Essential Oil Healing History

Physicians Healing and History

Two hundred years ago, visiting the doctor was risky business, and it is somewhat risky still today, considering how many germs are floating around in the waiting room.  Anesthetics were unavailable, two hundred years ago.  An open wound could easily become infected during an operation and deadly diseases could not be treated. However, we tend to think in terms of our most resent history and we also tend to believe that we are always improving, or rather that history is always leading us in a progressive direction and continues to become better and better.  This is the error of the human mind when we study history. In 1667 a successful blood transfusion was carried out using a lamb as a Donner, lucky the patient, a young boy age 15, survived!  This is what we think of as medical progress.  But  we forget about ancient history, we tend to think that modern medicine is the only answer and the only way.  It seems though that progress, and history isn't always an upward climb. 
Ancient Egyptians knew about the heart and heart rate, pulse rate, blood and air in combination with the human body and the emotions long before we ever attempted a lamb patient blood transfusion. In what is called Papyrus Ebers that dates back to 1500 BC we find a surprisingly accurate description of the entire circulatory system.   In fact in looking back we find that even brain surgery has been practiced anciently in many cultures around the world Ancient Egyptian surgical practice is well documented to archaeologists. Ancient mummification techniques is ample proof that medical knowledge was known to humans long before two hundred years ago and our sometimes botched attempts at playing doctor. Ancient Sumerians were known to practice medicine as well using oils and spices as medicine.  There are several texts showing the liability of physicians who performed surgery that have been found in regions of Iran. - See more at: Ancinet Mesopotamia Iran History.  One need only study the history of the spice trade to realize the importance of spices and oils as medical answers. The trade was extensive and the practice of spices was not only related to worship, but rather health.  This trade drove the world economy prior to the dark ages. It was wealth - and also health. 
The spice trade reached from the Mediterranean Sea to the Indonesia. 

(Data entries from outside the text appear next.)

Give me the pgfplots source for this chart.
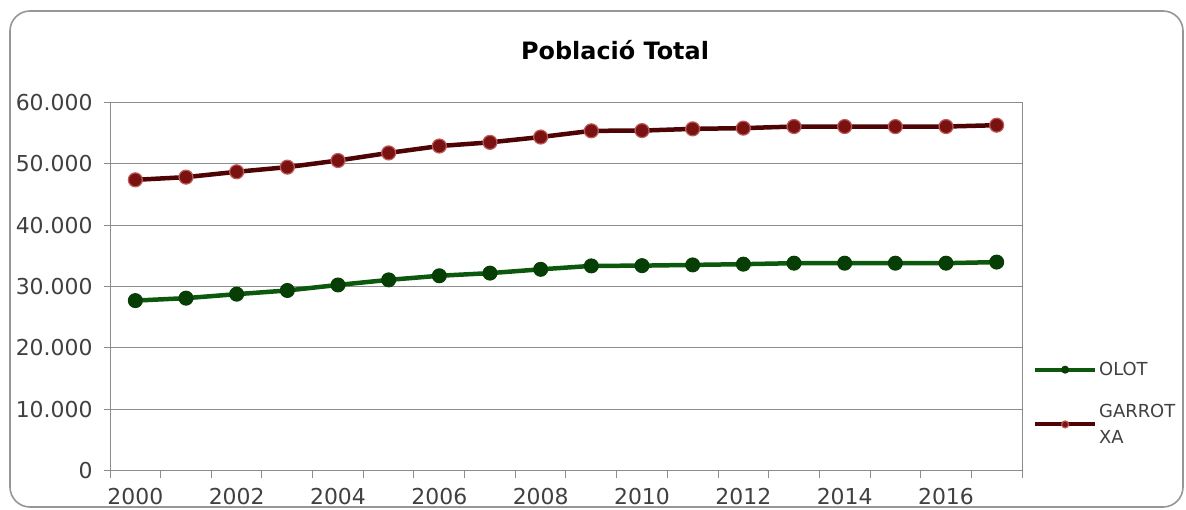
\documentclass[border=0pt]{standalone}
\usepackage{pgfplots}
\pgfplotsset{compat=1.18}
\usepackage{fontspec}
\setmainfont{DejaVu Sans}

\definecolor{olotline}{RGB}{12,88,12}
\definecolor{olotmark}{RGB}{6,62,6}
\definecolor{garline}{RGB}{78,4,4}
\definecolor{garmark}{RGB}{122,18,18}
\definecolor{garhalo}{RGB}{190,90,90}
\definecolor{gridgray}{RGB}{140,140,140}
\definecolor{labelgray}{RGB}{64,64,64}
\definecolor{framegray}{RGB}{150,150,150}

\begin{document}
\begin{tikzpicture}
\useasboundingbox (0,0) rectangle (1186bp,510bp);
\draw [framegray, line width=1.6bp, rounded corners=20bp] (10bp,3bp) rectangle (1183bp,499bp);
\node [font=\fontsize{24}{28}\selectfont\bfseries, text=black] at (615bp,460bp) {Població Total};

\begin{axis}[
at={(110bp,39.5bp)}, anchor=south west,
scale only axis,
width=912bp, height=368bp,
xmin=1999.5, xmax=2017.5,
ymin=0, ymax=60000,
axis line style={gridgray, line width=1bp},
ymajorgrids,
y grid style={gridgray, line width=1bp},
tick align=outside,
tick pos=left,
xtick={2000,2002,...,2016},
major x tick style={draw=none},
minor xtick={1999.5,2000.5,...,2017.5},
minor x tick style={gridgray, line width=1bp},
minor tick length=7bp,
ytick={0,10000,...,60000},
y tick style={gridgray, line width=1bp},
major tick length=6bp,
scaled y ticks=false,
ticklabel style={font=\fontsize{22}{26}\selectfont, text=labelgray},
x tick label style={yshift=-8bp, /pgf/number format/.cd, 1000 sep={}, assume math mode=true},
y tick label style={xshift=-8bp, /pgf/number format/.cd, 1000 sep={.}, assume math mode=true},
legend style={draw=none, fill=none, at={(axis description cs:1.012,0.30)}, anchor=north west,
  font=\fontsize{18}{26}\selectfont, text=labelgray, inner sep=0pt, row sep=23bp,
  cells={anchor=west, align=left}},
legend image code/.code={
  \draw[mark repeat=2, mark phase=2, #1, line width=4bp, mark size=3.5bp] plot coordinates {(0bp,0bp) (30bp,0bp) (60bp,0bp)};
},
clip=false,
]
\addplot [line width=4.5bp, olotline, mark=*, mark size=7bp,
  mark options={fill=olotmark, draw=olotmark, line width=1bp}]
coordinates {
(2000,27700) (2001,28100) (2002,28750) (2003,29350) (2004,30250) (2005,31080)
(2006,31750) (2007,32180) (2008,32800) (2009,33360) (2010,33400) (2011,33520)
(2012,33640) (2013,33800) (2014,33800) (2015,33800) (2016,33800) (2017,33980)
};
\addlegendentry{OLOT}
\addplot [line width=4.5bp, garline, mark=*, mark size=7bp,
  mark options={fill=garmark, draw=garhalo, line width=1.2bp}]
coordinates {
(2000,47390) (2001,47830) (2002,48700) (2003,49460) (2004,50540) (2005,51780)
(2006,52900) (2007,53500) (2008,54370) (2009,55380) (2010,55420) (2011,55700)
(2012,55820) (2013,56080) (2014,56080) (2015,56070) (2016,56080) (2017,56300)
};
\addlegendentry{GARROT\\XA}
\end{axis}
\end{tikzpicture}
\end{document}
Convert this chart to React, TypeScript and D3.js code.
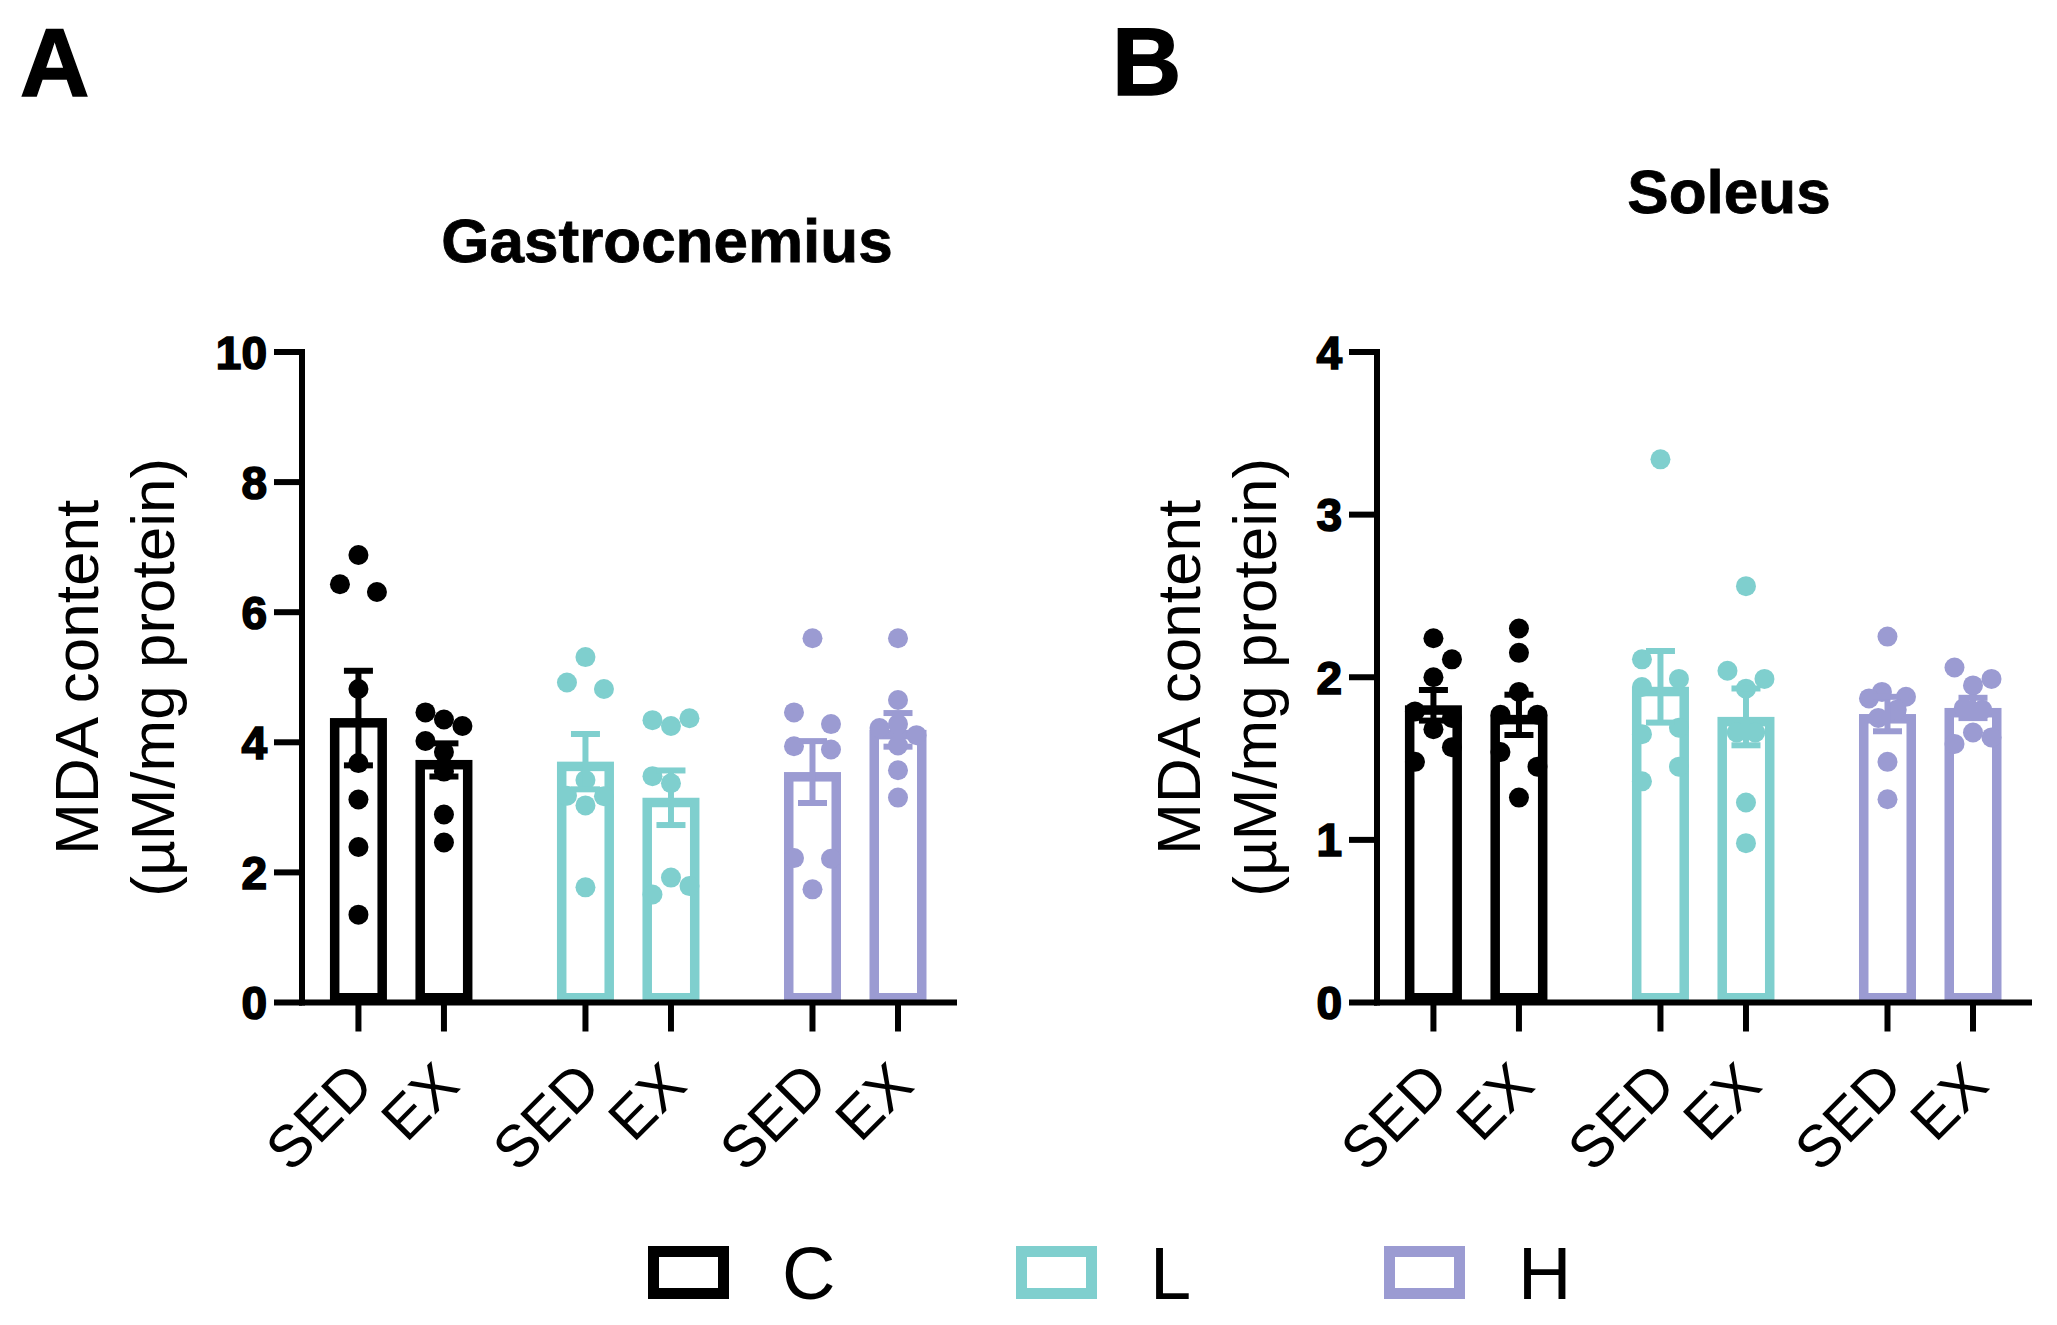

We would be very naive indeed to consider Western Medicine as the only successful answer to health. The Chinese practice of medicine dates back to 5000 years ago. Many of these practices have been shown to be highly successful. A recent randomized controlled study has shown a commercially available herbal plant oils to be effective in reducing symptoms of Irritable Bowl Syndrome, as long as Western Medical drugs are avoided. Avoiding Western Drugs, as we study it more and more,
could sometimes be the solution. One needs only watch commercials on T.V. to realize the numerous problems of pharmaceuticals. There are extensively long lists of adverse side effects of drugs that are being advertised. Often those lists include death and suicide. There are also commercial lawsuits alerts, sometimes following those same advertisements, in which the introduction of drugs considered safe to distribute to the public has later proven to be the cause of major medical problems, again those some of those problems being death and suicide.  It seems that Western Medicine isn't working as effectively as we would wish.
   
Doctors today still refer to themselves, after medical school, as practicing, and that is just what they are doing, though no doubt they are often skilled and highly trained, and are answering problems in the way they have been trained.  It seems that good answers to our health could actually, however, lie further back into the historical records. Ancient history is sometimes not so primitive as we would like to believe. When we speak of Western Medicine as being a new "discovery" we are being very loose in our interpretation of the word discovery.